June 08, 2026

No complaints

Lisa.

Thanks for filling out our Better Coffee questionnaire.
Couple things here. No complaints about your coffee? That’s my kind of gal! 
I complain about my own coffee. But I’m probably just a malcontent. 
There are many things that can (and do) go wrong with coffee from way back to when and what and where the farmer planted the seeds, all the way up to grinding and brewing. Freshness, for instance. In my opinion, coffee should be consumed within a couple weeks of being roasted. Most roasters don’t do that. Coffee goes stale (rancid coffee oils) and tastes yucky. Speaking of roasters, each one roasts coffee differently. Well, I say that. They used to. Now 99% of specialty roasters are using a computer program in order to ensure their coffee tastes just as bad as their competitors’. My coffee tastes different, for better or worse.
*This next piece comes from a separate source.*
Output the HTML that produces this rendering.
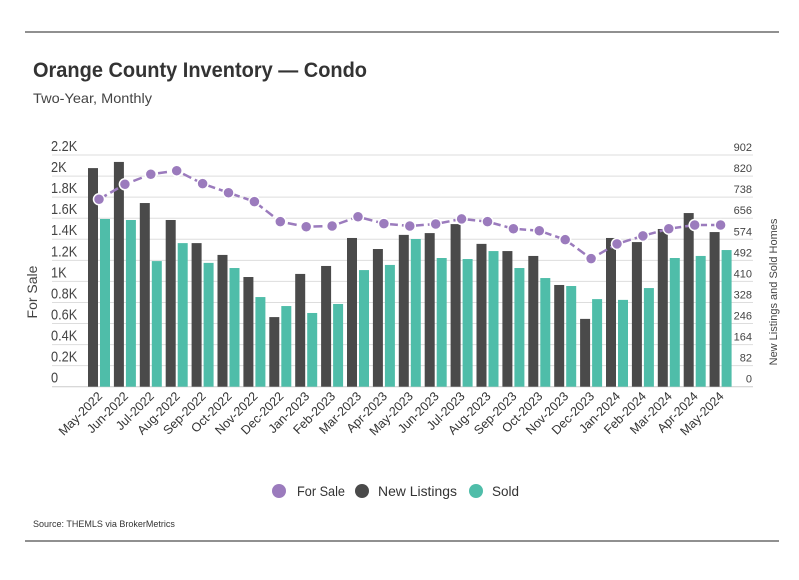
<!DOCTYPE html>
<html><head><meta charset="utf-8"><style>
body{margin:0;background:#fff;font-family:"Liberation Sans",sans-serif;}
svg text{font-family:"Liberation Sans",sans-serif;}
</style></head><body>
<svg id="c" width="799" height="575" xmlns="http://www.w3.org/2000/svg">
<line x1="25" y1="32" x2="779" y2="32" stroke="#222" stroke-width="1"/>
<line x1="25" y1="541" x2="779" y2="541" stroke="#222" stroke-width="1"/>
<text x="33" y="77" font-size="21" font-weight="bold" fill="#333" textLength="334" lengthAdjust="spacingAndGlyphs">Orange County Inventory — Condo</text>
<text x="33" y="103" font-size="14" fill="#444" textLength="119" lengthAdjust="spacingAndGlyphs">Two-Year, Monthly</text>
<text x="33" y="527" font-size="9" fill="#333">Source:  THEMLS via BrokerMetrics</text>
<text transform="translate(37,292) rotate(-90)" text-anchor="middle" font-size="14" fill="#444">For Sale</text>
<text transform="translate(777,292) rotate(-90)" text-anchor="middle" font-size="11" fill="#444">New Listings and Sold Homes</text>
<g id="grid"></g><g id="bars"></g><g id="line"></g><g id="xl"></g>
<g>
<g><circle cx="279" cy="491" r="7" fill="#9b7bbd"/><text x="297" y="496" font-size="14" fill="#333" textLength="48" lengthAdjust="spacingAndGlyphs">For Sale</text></g>
<g><circle cx="362" cy="491" r="7" fill="#4a4a4a"/><text x="378" y="496" font-size="14" fill="#333" textLength="79" lengthAdjust="spacingAndGlyphs">New Listings</text></g>
<g><circle cx="476" cy="491" r="7" fill="#4fbda9"/><text x="492" y="496" font-size="14" fill="#333" textLength="27" lengthAdjust="spacingAndGlyphs">Sold</text></g>
</g>
</svg>
<script>
const categories=["May-2022","Jun-2022","Jul-2022","Aug-2022","Sep-2022","Oct-2022","Nov-2022","Dec-2022","Jan-2023","Feb-2023","Mar-2023","Apr-2023","May-2023","Jun-2023","Jul-2023","Aug-2023","Sep-2023","Oct-2023","Nov-2023","Dec-2023","Jan-2024","Feb-2024","Mar-2024","Apr-2024","May-2024"];
const newListings=[851,875,715,649,559,513,427,271,439,470,579,536,591,598,633,556,528,509,396,264,579,563,614,676,602];
const sold=[653,649,489,559,482,462,349,314,287,322,454,474,575,501,497,528,462,423,392,341,338,384,501,509,532];
const forSale=[1780,1922,2017,2051,1928,1842,1757,1567,1519,1526,1614,1548,1526,1545,1593,1567,1500,1481,1396,1216,1356,1432,1500,1535,1535];
const leftTicks=["0","0.2K","0.4K","0.6K","0.8K","1K","1.2K","1.4K","1.6K","1.8K","2K","2.2K"];
const rightTicks=["0","82","164","246","328","410","492","574","656","738","820","902"];
const NS="http://www.w3.org/2000/svg";
const baseY=386.7,topY=155,leftMax=2200,rightMax=902;
const yL=v=>baseY-(v/leftMax)*(baseY-topY);
const yR=v=>baseY-(v/rightMax)*(baseY-topY);
const xC=i=>99+i*25.9;
function mk(t,a,p){const e=document.createElementNS(NS,t);for(const k in a)e.setAttribute(k,a[k]);p.appendChild(e);return e;}
const g=document.getElementById('grid');
leftTicks.forEach((t,i)=>{const y=baseY-i*(baseY-topY)/11;
const l=mk('line',{x1:52,x2:753,y1:y,y2:y,stroke:i===0?'#ccc':'#ddd','stroke-width':1},g);


const a=mk('text',{x:51,y:y-4,'font-size':15,fill:'#444',transform:`translate(51,0) scale(0.85,1) translate(-51,0)`},g);a.textContent=t;


const b=mk('text',{x:752,y:y-4,'font-size':11,fill:'#444','text-anchor':'end'},g);b.textContent=rightTicks[i];

});
const bg=document.getElementById('bars');
const xl=document.getElementById('xl');
categories.forEach((c,i)=>{
const r1=mk('rect',{x:xC(i)-11,y:yR(newListings[i]),width:10,height:baseY-yR(newListings[i]),fill:'#4a4a4a'},bg);


const r2=mk('rect',{x:xC(i)+1,y:yR(sold[i]),width:10,height:baseY-yR(sold[i]),fill:'#4fbda9'},bg);


const t=mk('text',{transform:`translate(${xC(i)+4},397) rotate(-45)`,'font-size':12.5,fill:'#333','text-anchor':'end'},xl);t.textContent=c;

});
const lg=document.getElementById('line');
const pl=mk('polyline',{points:forSale.map((v,i)=>xC(i)+','+yL(v)).join(' '),fill:'none',stroke:'#9b7bbd','stroke-width':2.5,'stroke-dasharray':'9,4'},lg);


forSale.forEach((v,i)=>{const p=mk('circle',{cx:xC(i),cy:yL(v),r:5.5,fill:'#9b7bbd',stroke:'#fff','stroke-width':1.5},lg);

});
</script>
</body></html>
But Lisa, we must talk about this blade grinder. Blade grinders should never have been used for coffee. They’re actually spice grinders. And I wouldn’t even put my spices in one. If you have a pepper mill, that’s a burr grinder. And if burrs are good enough for peppercorns, they’re good enough for coffee. It’s a much better mechanism, producing ground coffee specific to the coarseness or fineness needed for the particular brewing style. Kind of like how you can have cracked pepper on your steak au poivre or finely ground pepper in your quiche. That’s what burrs do that blades cannot. They sell manual and electric burr grinders specifically made for coffee. That, in a nutshell, will make your coffee taste better. 

Anyway, off my soap box - er, coffee box?